My son was shamed and made to feel that he was unwelcome. He was diagnosed with ADHD after leaving this school and is now in therapy and taking the appropriate medications to thrive in another school. The administration and teachers were asked many times if they thought that his inability to sit still and pay attention were due to ADHD and they adamantly claimed that he was doing it on purpose because of my poor parenting skills. I read recommended parenting books and went to love and logic seminars only to have his contract terminated by email. He now is being treated not only for ADHD but also for poor self esteem that can be attributed to his experience at MMS. For the amount if money spent on tuition, I would expect the staff to be able to recognize something as common as ADHD. Despicable.
We have 3 kids at MMS & never intended to be here longer than "preschool" with our 1st child. We've invested 11+ years here and cannot speak highly enough about the diverse faculty, strong Administration and amazing "child-centered" community. As parents we've learned from the teachers - these kids are all capable of MORE than even WE think! They foster that independence here. While we have friends/peers who have left at various ages, those transitions are natural. MMS is not a universal fit (sometimes child/sometimes parent). Hopefully parents researching schools do their own investigating and not base their choices on the unfortunate experiences of disgruntled folks. While it's disappointing that not everyone has had the outstanding experience that our family continues to have, MMS makes leaders, thinkers, compassionate achievers out of those committed. While I may not agree w/ all Admin choices - I believe that as professionals that THEY KNOW BEST of what they are doing in this educational setting (not parents). That is why we CHOOSE to pay to send them to this private school. It's UNIQUE and like none other, and therefore - not for everyone. PROUD PARENT!

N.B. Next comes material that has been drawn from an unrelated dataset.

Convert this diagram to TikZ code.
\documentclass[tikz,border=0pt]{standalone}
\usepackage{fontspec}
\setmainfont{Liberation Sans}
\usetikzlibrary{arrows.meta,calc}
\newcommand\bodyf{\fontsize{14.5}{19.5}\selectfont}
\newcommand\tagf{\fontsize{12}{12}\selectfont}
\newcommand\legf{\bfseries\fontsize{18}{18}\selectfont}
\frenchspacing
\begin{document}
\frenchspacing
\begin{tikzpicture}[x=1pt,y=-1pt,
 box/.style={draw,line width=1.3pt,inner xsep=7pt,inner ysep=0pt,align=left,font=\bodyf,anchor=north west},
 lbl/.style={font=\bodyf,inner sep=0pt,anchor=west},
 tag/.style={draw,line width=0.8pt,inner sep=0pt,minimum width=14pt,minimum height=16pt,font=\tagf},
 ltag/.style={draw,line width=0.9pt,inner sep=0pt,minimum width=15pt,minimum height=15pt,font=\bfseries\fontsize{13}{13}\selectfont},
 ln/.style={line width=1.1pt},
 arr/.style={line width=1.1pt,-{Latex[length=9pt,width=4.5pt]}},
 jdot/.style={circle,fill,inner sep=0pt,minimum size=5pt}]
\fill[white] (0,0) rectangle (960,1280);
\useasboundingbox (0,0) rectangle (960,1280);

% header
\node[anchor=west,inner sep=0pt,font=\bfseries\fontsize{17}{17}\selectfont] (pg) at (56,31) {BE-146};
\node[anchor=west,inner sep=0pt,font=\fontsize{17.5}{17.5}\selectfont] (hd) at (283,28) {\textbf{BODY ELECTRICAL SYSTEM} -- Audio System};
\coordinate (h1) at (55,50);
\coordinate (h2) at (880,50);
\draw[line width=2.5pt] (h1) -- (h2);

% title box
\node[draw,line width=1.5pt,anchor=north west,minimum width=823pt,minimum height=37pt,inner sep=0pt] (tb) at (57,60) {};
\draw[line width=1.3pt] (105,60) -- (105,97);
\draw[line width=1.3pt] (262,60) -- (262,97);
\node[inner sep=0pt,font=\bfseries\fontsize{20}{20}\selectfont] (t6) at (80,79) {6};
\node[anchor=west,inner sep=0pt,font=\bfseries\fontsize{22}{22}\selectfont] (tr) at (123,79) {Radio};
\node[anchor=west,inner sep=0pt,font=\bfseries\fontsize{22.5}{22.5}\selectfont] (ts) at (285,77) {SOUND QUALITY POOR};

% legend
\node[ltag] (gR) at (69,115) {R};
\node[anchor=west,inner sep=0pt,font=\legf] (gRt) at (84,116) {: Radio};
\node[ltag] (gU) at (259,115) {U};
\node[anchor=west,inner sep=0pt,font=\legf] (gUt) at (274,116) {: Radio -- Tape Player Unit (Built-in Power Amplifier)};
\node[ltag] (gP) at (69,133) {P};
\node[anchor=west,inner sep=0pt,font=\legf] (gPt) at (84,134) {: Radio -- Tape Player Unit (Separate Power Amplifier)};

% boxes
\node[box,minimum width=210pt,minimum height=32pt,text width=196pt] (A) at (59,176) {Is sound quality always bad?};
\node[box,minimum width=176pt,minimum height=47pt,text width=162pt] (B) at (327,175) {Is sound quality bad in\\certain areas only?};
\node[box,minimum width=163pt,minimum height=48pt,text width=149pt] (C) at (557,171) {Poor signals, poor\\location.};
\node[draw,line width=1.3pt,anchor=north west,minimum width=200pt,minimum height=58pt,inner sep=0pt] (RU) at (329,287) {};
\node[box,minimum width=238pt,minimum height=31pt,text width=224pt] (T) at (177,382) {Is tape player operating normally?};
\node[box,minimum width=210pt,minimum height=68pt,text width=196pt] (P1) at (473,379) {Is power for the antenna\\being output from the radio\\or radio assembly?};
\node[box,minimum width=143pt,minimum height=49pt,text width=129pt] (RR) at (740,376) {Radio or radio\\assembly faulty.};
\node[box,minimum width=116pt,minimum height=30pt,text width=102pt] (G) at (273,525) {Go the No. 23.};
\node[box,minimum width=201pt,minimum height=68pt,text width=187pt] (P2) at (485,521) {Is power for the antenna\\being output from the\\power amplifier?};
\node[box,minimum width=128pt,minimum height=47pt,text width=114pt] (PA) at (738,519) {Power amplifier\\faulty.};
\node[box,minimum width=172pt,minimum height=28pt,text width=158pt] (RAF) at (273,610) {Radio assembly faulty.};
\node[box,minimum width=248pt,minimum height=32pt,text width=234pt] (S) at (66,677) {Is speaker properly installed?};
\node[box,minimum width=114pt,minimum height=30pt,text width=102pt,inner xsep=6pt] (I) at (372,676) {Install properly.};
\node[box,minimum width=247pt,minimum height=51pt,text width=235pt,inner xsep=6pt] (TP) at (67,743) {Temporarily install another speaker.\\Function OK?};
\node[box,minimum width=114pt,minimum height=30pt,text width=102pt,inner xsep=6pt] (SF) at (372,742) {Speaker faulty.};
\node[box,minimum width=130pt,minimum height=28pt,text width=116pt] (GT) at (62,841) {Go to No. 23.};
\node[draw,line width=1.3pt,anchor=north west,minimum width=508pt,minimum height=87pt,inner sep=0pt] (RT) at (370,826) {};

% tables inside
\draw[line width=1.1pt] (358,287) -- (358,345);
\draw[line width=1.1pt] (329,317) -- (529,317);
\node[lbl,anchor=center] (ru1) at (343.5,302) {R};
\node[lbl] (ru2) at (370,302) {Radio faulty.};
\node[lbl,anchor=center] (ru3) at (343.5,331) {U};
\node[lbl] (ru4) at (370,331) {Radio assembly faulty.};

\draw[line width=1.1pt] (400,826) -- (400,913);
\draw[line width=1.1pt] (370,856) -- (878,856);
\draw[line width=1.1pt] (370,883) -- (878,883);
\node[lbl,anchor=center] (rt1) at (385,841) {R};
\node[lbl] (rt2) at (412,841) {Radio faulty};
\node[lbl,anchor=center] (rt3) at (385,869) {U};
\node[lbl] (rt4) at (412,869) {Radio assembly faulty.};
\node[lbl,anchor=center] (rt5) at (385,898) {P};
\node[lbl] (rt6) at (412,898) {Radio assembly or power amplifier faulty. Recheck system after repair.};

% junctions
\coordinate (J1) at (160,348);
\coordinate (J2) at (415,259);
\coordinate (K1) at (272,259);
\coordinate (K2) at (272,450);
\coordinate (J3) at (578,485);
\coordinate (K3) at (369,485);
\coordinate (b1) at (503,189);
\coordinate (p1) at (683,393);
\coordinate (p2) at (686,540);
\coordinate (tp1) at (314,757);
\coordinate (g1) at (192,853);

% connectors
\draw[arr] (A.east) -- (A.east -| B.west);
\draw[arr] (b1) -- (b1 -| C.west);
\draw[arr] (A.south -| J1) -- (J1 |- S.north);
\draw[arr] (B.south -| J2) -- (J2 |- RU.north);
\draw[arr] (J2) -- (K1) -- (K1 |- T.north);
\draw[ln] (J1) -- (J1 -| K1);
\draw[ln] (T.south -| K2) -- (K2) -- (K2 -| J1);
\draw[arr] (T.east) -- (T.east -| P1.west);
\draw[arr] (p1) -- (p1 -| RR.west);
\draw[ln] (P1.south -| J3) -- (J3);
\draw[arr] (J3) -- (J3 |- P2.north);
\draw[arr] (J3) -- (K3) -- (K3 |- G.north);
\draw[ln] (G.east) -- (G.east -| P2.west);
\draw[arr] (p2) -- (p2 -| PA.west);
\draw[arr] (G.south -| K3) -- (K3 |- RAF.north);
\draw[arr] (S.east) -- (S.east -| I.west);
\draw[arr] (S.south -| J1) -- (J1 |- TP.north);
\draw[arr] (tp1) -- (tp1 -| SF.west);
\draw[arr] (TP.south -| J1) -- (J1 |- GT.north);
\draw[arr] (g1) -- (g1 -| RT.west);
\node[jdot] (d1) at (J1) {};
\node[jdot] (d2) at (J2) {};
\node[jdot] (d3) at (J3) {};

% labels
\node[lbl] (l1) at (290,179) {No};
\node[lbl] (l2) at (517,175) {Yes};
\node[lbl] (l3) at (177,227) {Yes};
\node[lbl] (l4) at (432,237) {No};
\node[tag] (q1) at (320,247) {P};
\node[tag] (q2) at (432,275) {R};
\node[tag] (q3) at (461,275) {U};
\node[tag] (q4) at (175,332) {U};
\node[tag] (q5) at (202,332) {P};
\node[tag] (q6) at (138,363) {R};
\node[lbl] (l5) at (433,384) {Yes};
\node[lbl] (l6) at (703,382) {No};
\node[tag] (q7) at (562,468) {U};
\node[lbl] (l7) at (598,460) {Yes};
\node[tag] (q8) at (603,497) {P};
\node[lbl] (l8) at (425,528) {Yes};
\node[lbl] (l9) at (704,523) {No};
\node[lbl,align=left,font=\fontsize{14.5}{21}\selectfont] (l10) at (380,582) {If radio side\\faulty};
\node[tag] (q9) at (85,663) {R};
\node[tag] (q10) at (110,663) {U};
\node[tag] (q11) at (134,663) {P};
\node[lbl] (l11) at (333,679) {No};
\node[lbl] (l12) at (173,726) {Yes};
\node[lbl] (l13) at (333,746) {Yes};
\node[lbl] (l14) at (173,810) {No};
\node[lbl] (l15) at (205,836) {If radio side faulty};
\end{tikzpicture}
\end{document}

I visited several schools for my son and this school stood out among them all as the best choice (of public and private options). My son came here from another Montessori school that only went through 5K and entered his new room 1-3 grade room with warmth and support. He loves school, loves his teachers and loves his classmates. While the school has some not traditional or not strict Montessori components, it is a good blend of traditional and new. As a first grader he writes in cursive, divides and multiplies, reads chapter books, builds robots, has great attention to detail, respects himself, others and property, questions, observes and thinks. All of this with very little homework (flashcards and reading) at night. I have visited the school often and see students engaged, respectful and working hard. Students are very independent and are motivated to work hard. While a Montessori school is not for everyone, if this is the type of teaching you are looking for I would not hesitate to recommend MMS.